━━━━━ Stored data ━━━━━

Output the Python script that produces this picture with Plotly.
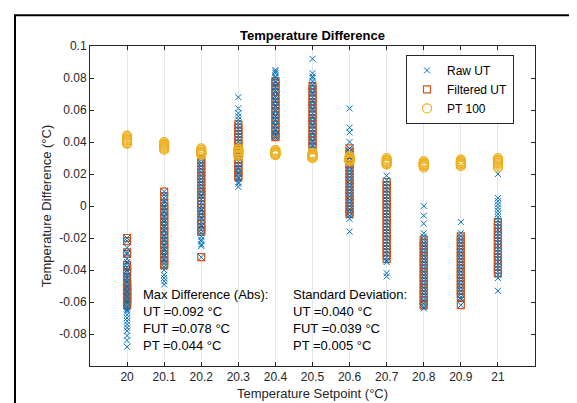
import plotly.graph_objects as go

setpoints = [20.0, 20.1, 20.2, 20.3, 20.4, 20.5, 20.6, 20.7, 20.8, 20.9, 21.0]
tick_labels = ["20", "20.1", "20.2", "20.3", "20.4", "20.5", "20.6", "20.7", "20.8", "20.9", "21"]

raw_ut_values = [
    [-0.020, -0.022, -0.026, -0.029, -0.030, -0.033, -0.035, -0.036, -0.038, -0.040, -0.041, -0.043, -0.044,
     -0.045, -0.047, -0.048, -0.050, -0.051, -0.053, -0.054, -0.056, -0.057, -0.059, -0.060, -0.061, -0.063,
     -0.064, -0.065, -0.066, -0.068, -0.070, -0.072, -0.074, -0.076, -0.078, -0.081, -0.084, -0.088],
    [0.009, 0.007, 0.005, 0.003, 0.002, 0.000, -0.001, -0.003, -0.004, -0.006, -0.007, -0.009, -0.010, -0.012,
     -0.013, -0.015, -0.016, -0.018, -0.019, -0.021, -0.022, -0.024, -0.025, -0.027, -0.028, -0.030, -0.031,
     -0.033, -0.034, -0.036, -0.038, -0.040, -0.043, -0.045, -0.047, -0.049],
    [0.031, 0.029, 0.027, 0.025, 0.023, 0.021, 0.019, 0.017, 0.015, 0.013, 0.011, 0.009, 0.007, 0.006, 0.004,
     0.002, 0.000, -0.002, -0.003, -0.005, -0.007, -0.008, -0.010, -0.012, -0.013, -0.015, -0.017, -0.019,
     -0.021, -0.022, -0.024, -0.025, -0.032],
    [0.068, 0.061, 0.058, 0.056, 0.054, 0.052, 0.050, 0.048, 0.046, 0.044, 0.042, 0.040, 0.038, 0.036, 0.034,
     0.032, 0.030, 0.028, 0.026, 0.024, 0.023, 0.021, 0.020, 0.018, 0.017, 0.015, 0.014, 0.012],
    [0.085, 0.084, 0.083, 0.081, 0.080, 0.078, 0.077, 0.075, 0.074, 0.072, 0.071, 0.069, 0.068, 0.066, 0.065,
     0.063, 0.062, 0.060, 0.059, 0.057, 0.056, 0.054, 0.053, 0.051, 0.050, 0.048, 0.047, 0.045, 0.044, 0.043],
    [0.092, 0.083, 0.081, 0.080, 0.078, 0.076, 0.075, 0.073, 0.071, 0.070, 0.068, 0.066, 0.065, 0.063, 0.061,
     0.060, 0.058, 0.056, 0.055, 0.053, 0.051, 0.050, 0.048, 0.046, 0.045, 0.043, 0.041, 0.040, 0.038, 0.037],
    [0.061, 0.049, 0.046, 0.040, 0.036, 0.034, 0.032, 0.030, 0.028, 0.026, 0.024, 0.022, 0.020, 0.018, 0.016,
     0.014, 0.012, 0.010, 0.008, 0.006, 0.004, 0.002, 0.000, -0.002, -0.004, -0.006, -0.008, -0.016],
    [0.019, 0.016, 0.014, 0.012, 0.010, 0.008, 0.006, 0.004, 0.002, 0.000, -0.002, -0.004, -0.006, -0.008,
     -0.010, -0.012, -0.014, -0.016, -0.018, -0.020, -0.022, -0.024, -0.026, -0.028, -0.030, -0.032, -0.034,
     -0.035, -0.042, -0.044],
    [0.000, -0.006, -0.011, -0.017, -0.019, -0.021, -0.023, -0.025, -0.027, -0.029, -0.031, -0.033, -0.035,
     -0.037, -0.039, -0.041, -0.043, -0.045, -0.047, -0.049, -0.051, -0.053, -0.055, -0.057, -0.059, -0.061,
     -0.063, -0.064],
    [-0.010, -0.017, -0.019, -0.021, -0.023, -0.025, -0.027, -0.029, -0.031, -0.033, -0.035, -0.037, -0.039,
     -0.041, -0.043, -0.045, -0.047, -0.049, -0.051, -0.053, -0.055, -0.057, -0.058, -0.062],
    [0.020, 0.005, 0.003, 0.001, -0.001, -0.003, -0.005, -0.007, -0.009, -0.011, -0.013, -0.015, -0.017,
     -0.019, -0.021, -0.023, -0.025, -0.027, -0.029, -0.031, -0.033, -0.035, -0.037, -0.039, -0.041, -0.043,
     -0.045, -0.053],
]

filtered_ut_values = [
    [-0.020, -0.022, -0.029, -0.030, -0.037, -0.038, -0.040, -0.042, -0.045, -0.048, -0.049, -0.050, -0.051,
     -0.052, -0.053, -0.054, -0.055, -0.056, -0.057, -0.058, -0.059, -0.060, -0.061, -0.062],
    [0.009, 0.006, 0.002, 0.000, -0.002, -0.004, -0.006, -0.008, -0.010, -0.012, -0.014, -0.016, -0.018,
     -0.020, -0.022, -0.024, -0.026, -0.028, -0.030, -0.032, -0.034, -0.036, -0.037],
    [0.029, 0.027, 0.025, 0.023, 0.021, 0.019, 0.017, 0.015, 0.013, 0.011, 0.009, 0.007, 0.005, 0.003, 0.001,
     -0.001, -0.003, -0.005, -0.007, -0.009, -0.011, -0.013, -0.015, -0.016, -0.032],
    [0.051, 0.049, 0.047, 0.045, 0.043, 0.041, 0.039, 0.037, 0.035, 0.033, 0.031, 0.029, 0.027, 0.025, 0.023,
     0.021, 0.019, 0.018],
    [0.078, 0.077, 0.075, 0.073, 0.071, 0.069, 0.067, 0.065, 0.063, 0.061, 0.059, 0.057, 0.055, 0.053, 0.051,
     0.049, 0.047, 0.045, 0.044, 0.043],
    [0.075, 0.073, 0.071, 0.069, 0.067, 0.065, 0.063, 0.061, 0.059, 0.057, 0.055, 0.053, 0.051, 0.049, 0.047,
     0.045, 0.043, 0.041, 0.039, 0.037],
    [0.036, 0.034, 0.032, 0.030, 0.028, 0.026, 0.024, 0.022, 0.020, 0.018, 0.016, 0.014, 0.012, 0.010, 0.008,
     0.006, 0.004, 0.002, 0.000, -0.002, -0.004, -0.005],
    [0.015, 0.013, 0.011, 0.009, 0.007, 0.005, 0.003, 0.001, -0.001, -0.003, -0.005, -0.007, -0.009, -0.011,
     -0.013, -0.015, -0.017, -0.019, -0.021, -0.023, -0.025, -0.027, -0.029, -0.031, -0.033],
    [-0.021, -0.023, -0.025, -0.027, -0.029, -0.031, -0.033, -0.035, -0.037, -0.039, -0.041, -0.043, -0.045,
     -0.047, -0.049, -0.051, -0.053, -0.055, -0.057, -0.059, -0.061, -0.062],
    [-0.019, -0.021, -0.023, -0.025, -0.027, -0.029, -0.031, -0.033, -0.035, -0.037, -0.039, -0.041, -0.043,
     -0.045, -0.047, -0.049, -0.051, -0.053, -0.055, -0.057, -0.062],
    [-0.010, -0.012, -0.014, -0.016, -0.018, -0.020, -0.022, -0.024, -0.026, -0.028, -0.030, -0.032, -0.034,
     -0.036, -0.038, -0.040, -0.042],
]

pt100_values = [
    [0.044, 0.043, 0.042, 0.042, 0.041, 0.041, 0.040, 0.040, 0.039, 0.039],
    [0.040, 0.039, 0.039, 0.038, 0.038, 0.037, 0.037, 0.036, 0.036, 0.035],
    [0.036, 0.035, 0.035, 0.034, 0.034, 0.033, 0.033, 0.033, 0.032, 0.032],
    [0.036, 0.035, 0.035, 0.034, 0.034, 0.033, 0.033, 0.032, 0.032, 0.031],
    [0.035, 0.035, 0.034, 0.034, 0.033, 0.033, 0.033, 0.032, 0.032, 0.032],
    [0.033, 0.033, 0.032, 0.032, 0.031, 0.031, 0.031, 0.030, 0.030, 0.030],
    [0.031, 0.031, 0.030, 0.030, 0.029, 0.029, 0.029, 0.028, 0.028, 0.028],
    [0.030, 0.029, 0.029, 0.028, 0.028, 0.027, 0.027, 0.027, 0.026, 0.026],
    [0.028, 0.027, 0.027, 0.026, 0.026, 0.026, 0.025, 0.025, 0.025, 0.024],
    [0.029, 0.028, 0.028, 0.027, 0.027, 0.027, 0.026, 0.026, 0.025, 0.025],
    [0.030, 0.029, 0.029, 0.028, 0.028, 0.027, 0.027, 0.026, 0.025, 0.024],
]

y_tick_vals = [0.1, 0.08, 0.06, 0.04, 0.02, 0.0, -0.02, -0.04, -0.06, -0.08]
y_tick_labels = ["0.1", "0.08", "0.06", "0.04", "0.02", "0", "-0.02", "-0.04", "-0.06", "-0.08"]

stats_left = ["Max Difference (Abs):", "UT =0.092 \u00b0C", "FUT =0.078 \u00b0C", "PT =0.044 \u00b0C"]
stats_right = ["Standard Deviation:", "UT =0.040 \u00b0C", "FUT =0.039 \u00b0C", "PT =0.005 \u00b0C"]


def flatten(groups):
    xs, ys = [], []
    for sp, vals in zip(setpoints, groups):
        xs.extend([sp] * len(vals))
        ys.extend(vals)
    return xs, ys


FONT = "Liberation Sans, Arial, sans-serif"
BLUE = "#0072BD"
ORANGE = "#D95319"
YELLOW = "#EDB120"
AX = "#262626"

fig = go.Figure()
x, y = flatten(filtered_ut_values)
fig.add_trace(go.Scatter(x=x, y=y, mode="markers", name="Filtered UT", legendrank=2,
                         marker=dict(symbol="square-open", size=7, color=ORANGE, line=dict(width=1.2))))
x, y = flatten(raw_ut_values)
fig.add_trace(go.Scatter(x=x, y=y, mode="markers", name="Raw UT", legendrank=1,
                         marker=dict(symbol="x-thin", size=6, line=dict(color=BLUE, width=1), color=BLUE)))
x, y = flatten(pt100_values)
fig.add_trace(go.Scatter(x=x, y=y, mode="markers", name="PT 100", legendrank=3,
                         marker=dict(symbol="circle-open", size=9, color=YELLOW, line=dict(width=1.2))))

L, R, T, B = 82, 50, 38, 42
W, H = 577, 403
pw, ph = W - L - R, H - T - B

def px_x(px):
    return (px - L) / pw

def px_y(py):
    return (H - B - py) / ph

annotations = []
ys_px = [289, 306, 323, 340]
for i, (a, b) in enumerate(zip(stats_left, stats_right)):
    annotations.append(dict(x=px_x(133), y=px_y(ys_px[i]), xref="paper", yref="paper", text=a,
                            showarrow=False, xanchor="left", yanchor="middle",
                            font=dict(family=FONT, size=13, color="#000000")))
    annotations.append(dict(x=px_x(283), y=px_y(ys_px[i]), xref="paper", yref="paper", text=b,
                            showarrow=False, xanchor="left", yanchor="middle",
                            font=dict(family=FONT, size=13, color="#000000")))

fig.update_layout(
    width=W, height=H,
    margin=dict(l=L, r=R, t=T, b=B),
    paper_bgcolor="white", plot_bgcolor="white",
    font=dict(family=FONT, size=12, color=AX),
    title=dict(text="<b>Temperature Difference</b>", x=0.5, xref="paper", y=1 - 27 / H, yanchor="middle",
               xanchor="center", font=dict(family=FONT, size=13, color="#000000")),
    xaxis=dict(range=[19.9, 21.1], tickvals=setpoints, ticktext=tick_labels, ticks="inside", ticklen=4,
               tickcolor=AX, showline=True, linecolor=AX, linewidth=1, mirror="ticks",
               showgrid=True, gridcolor="#e6e6e6", gridwidth=1, zeroline=False,
               tickfont=dict(family=FONT, size=12, color=AX),
               title=dict(text="Temperature Setpoint (\u00b0C)", standoff=5,
                          font=dict(family=FONT, size=13, color=AX))),
    yaxis=dict(range=[-0.1, 0.1], tickvals=y_tick_vals, ticktext=y_tick_labels, ticks="inside", ticklen=4,
               tickcolor=AX, showline=True, linecolor=AX, linewidth=1, mirror="ticks",
               showgrid=False, zeroline=False,
               tickfont=dict(family=FONT, size=12, color=AX),
               title=dict(text="Temperature Difference (\u00b0C)", standoff=4,
                          font=dict(family=FONT, size=13, color=AX))),
    legend=dict(x=px_x(398), y=px_y(47), xanchor="left", yanchor="top", bgcolor="white",
                bordercolor=AX, borderwidth=1, font=dict(family=FONT, size=12, color="#000000"),
                tracegroupgap=0, itemwidth=30),
    annotations=annotations,
    showlegend=True,
    shapes=[dict(type="rect", xref="paper", yref="paper", x0=px_x(7), x1=px_x(620), y0=px_y(460), y1=px_y(7),
                 line=dict(color="black", width=2), fillcolor="rgba(0,0,0,0)", layer="above")],
)

fig.write_html("out.html")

━━━━━

Repeat the lines above, starting at the first and stopping after the line that holds "import plotly.graph_objects as go", with the pictures left out.

Output the Python script that produces this picture with Plotly.
import plotly.graph_objects as go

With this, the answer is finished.